Duty Free Shops: I checked these out, they carry few local wines, and I was told, variously, that they didn’t travel very well from north to south (a nonsense) or that they were too expensive for tourist tastes. That might be true, they aren’t expensive, but you can buy cheaper, though not the same quality. Best duty free bet is on departure from Reina Sofia Airport, where there is an excellent Canarian products shop, including a big range of wines (and the banana stuff mentioned last week!).
Wine Festivals: Many towns in the south now have these, including Los Cristianos and El Médano. Held in summer, local vineyards set up stalls market style, and you buy a glass and tickets that entitle you to sample the wines. Prices may vary, but worth a visit if you see one advertised.
Farmer’s Markets: Not so much choice in farmer’s markets, because wines sold here are very small producers, but they are cheaper, and often as good as the large vineyards.

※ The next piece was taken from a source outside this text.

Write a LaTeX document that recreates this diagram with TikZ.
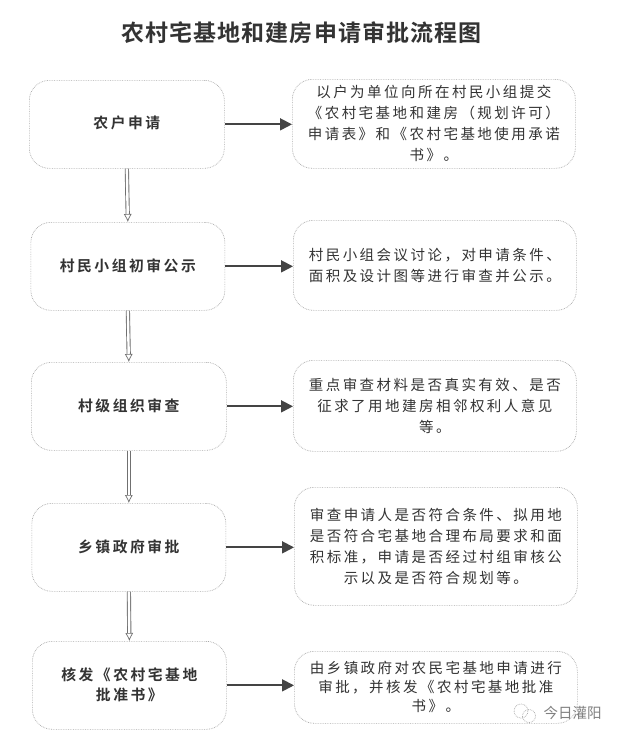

Delicatessens: these specialist shops aren’t to be found in the main resort area between Playa de las Americas and Costa Adeje, but in the towns like Los Cristianos, or inland towns like Adeje, which were here before tourism. Small shops, they carry limited stocks, but often have brands you don’t find in the bigger stores – and this is where I found the wine Andy had been told wasn’t sold in the south!
Bodegas: If you hire a car, then a trip to the source is a good idea. Some vineyards offer substantial discounts too. Brumas de Ayosa was well set up to deal with direct customers and questions about their products, even if you don’t specifically go on a tour, but remember between now (August) and New Year they are very busy!
Restaurants and Bars: Drinking local when out and about in the south is hit and miss. Resort restaurants usually stock a couple each of reds and whites, but few have a good selection, though I have been told that a big percentage of production goes to island hotels.
I can’t fathom the distribution system, the main outlets all stock the same names, so why it’s difficult to find a particular one I can’t say, but happily there is much more local wine available now in the south, and not just in the traditional outlets in the north.